UN projections indicate that the global human population is likely to increase by nearly 50% in the first half of the 21st century, from 6 billion to 9 billion (United Nations 2004). This staggering and unprecedented growth deserves much greater attention from Christian ethicists and the church at large. A concern for the welfare both of human beings and other creatures provides good reasons to think that Christians should give strong support to measures that would result in a slowing of this projected growth, notwithstanding concerns about reproductive liberty and the ethics of contraception. In this book, however, John McKeown draws attention to the uncomfortable truth that Christian engagement with this issue needs to start further back. As he shows, many Protestant Christians in the US believe that having larger than average families is biblically mandated, and statistics indicate that this is having an impact on birth rates in the country where per capita impact on scarce resources is greatest.

McKeown’s book engages constructively and critically with the arguments of the natalists who believe that the Bible requires them to have large families. He does so by situating a careful and painstaking analysis of the hermeneutical arguments that are put forward in favour of this position alongside an equally well-informed account of how the texts they reference have been interpreted by Christian theologians at key points in the Christian tradition. Reflection on this juxtaposition makes clear that the modern arguments put forward in favour of large families are poorly grounded in Christian readings of these texts, and that taking the Bible seriously on this issue is likely to lead to very different interpretations of Christian responsibility.

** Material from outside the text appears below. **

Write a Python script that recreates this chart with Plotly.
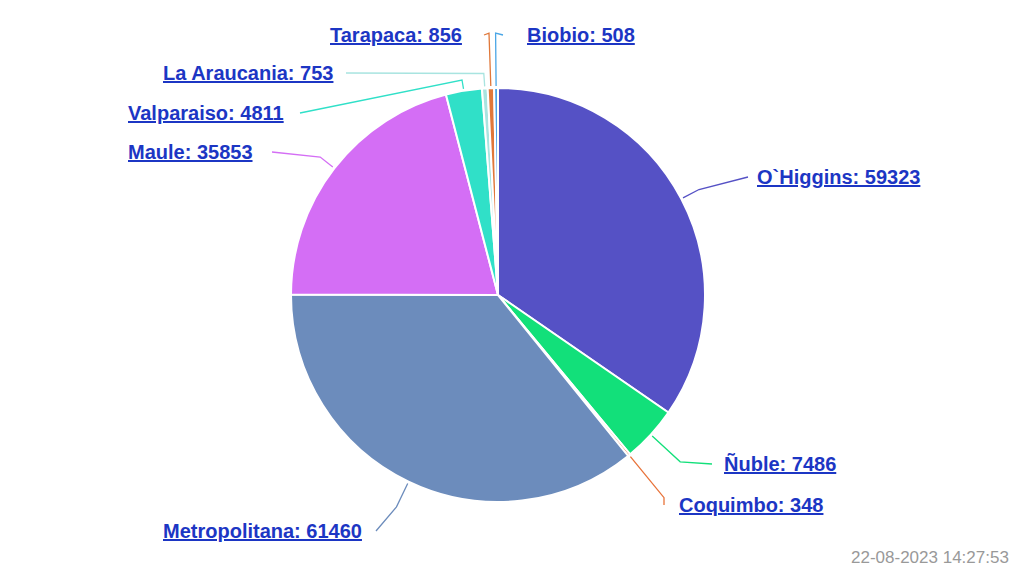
import numpy as np
import plotly.graph_objects as go

regions = ["O`Higgins", "Ñuble", "Coquimbo", "Metropolitana", "Maule",
           "Valparaiso", "La Araucania", "Tarapaca", "Biobio"]
values = [59323, 7486, 348, 61460, 35853, 4811, 753, 856, 508]
colors = ["#5551c5", "#12e07a", "#e8733a", "#6c8cbc", "#d46ef5",
          "#30e0c8", "#a8e4e0", "#e0783a", "#4aa6e6"]
stamp = "22-08-2023 14:27:53"

# page body has an 8px margin, so the figure is a bit smaller and shifted
OFF = 8
W, H = 1024 - 2 * OFF, 576 - 2 * OFF
cx, cy, r = 498, 295, 207

# label placement (screen pixels): anchor x, y, side, elbow radius, line end x
label_pos = {
    "O`Higgins":     (755, 177, "left", 20, 748),
    "Ñuble":         (722, 464, "left", 40, 712),
    "Coquimbo":      (677, 505, "left", 55, 664),
    "Metropolitana": (364, 531, "right", 28, 376),
    "Maule":         (255, 152, "right", 18, 272),
    "Valparaiso":    (286, 113, "right", 11, 300),
    "La Araucania":  (335, 73, "right", 15, 346),
    "Tarapaca":      (464, 35, "right", 262 - r, 484),
    "Biobio":        (525, 35, "left", 262 - r, 503),
}

fig = go.Figure()
fig.add_trace(go.Pie(
    labels=regions, values=values, sort=False, direction="clockwise", rotation=0,
    marker=dict(colors=colors, line=dict(color="white", width=2)),
    textinfo="none", hoverinfo="label+value", showlegend=False,
    domain=dict(x=[(cx - r - OFF) / W, (cx + r - OFF) / W],
                y=[1 - (cy + r - OFF) / H, 1 - (cy - r - OFF) / H]),
))

total = sum(values)
start = 0.0
shapes, annots = [], []
for name, v, c in zip(regions, values, colors):
    span = v / total * 360
    mid = np.radians(start + span / 2)
    start += span
    lx, ly, side, ext, ex = label_pos[name]
    dx, dy = np.sin(mid), -np.cos(mid)
    x0, y0 = cx + (r + 2) * dx, cy + (r + 2) * dy
    x1, y1 = cx + (r + ext) * dx, cy + (r + ext) * dy
    shapes.append(dict(type="path", xref="x", yref="y",
                       path=f"M{x0:.1f},{y0:.1f} L{x1:.1f},{y1:.1f} L{ex},{ly}",
                       line=dict(color=c, width=1.3)))
    annots.append(dict(x=lx, y=ly, xref="x", yref="y", showarrow=False,
                       xanchor=side, yanchor="middle",
                       text=f"<b><u>{name}: {v}</u></b>",
                       font=dict(family="Liberation Sans, Arial", size=20, color="#1c36c4")))

annots.append(dict(x=1011, y=557, xref="x", yref="y", showarrow=False, xanchor="right",
                   yanchor="middle", text=stamp,
                   font=dict(family="Liberation Sans, Arial", size=17, color="#999999")))

fig.update_layout(
    width=W, height=H, margin=dict(l=0, r=0, t=0, b=0),
    paper_bgcolor="white", plot_bgcolor="rgba(0,0,0,0)",
    xaxis=dict(range=[OFF, OFF + W], visible=False, fixedrange=True),
    yaxis=dict(range=[OFF + H, OFF], visible=False, fixedrange=True),
    shapes=shapes, annotations=annots,
)

fig.write_html("out.html")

I very much hope that this book finds an audience among those Christians it most obviously addresses and those in dialogue with them. Christians may finally not be able to agree on this and other issues of biblical interpretation, but they at least owe one another the time to listen to interpretations with which they disagree, in order to consider whether they need to learn to read the Bible differently. This is especially the case when the case for change is argued as clearly, carefully, and persuasively as McKeown does in this book.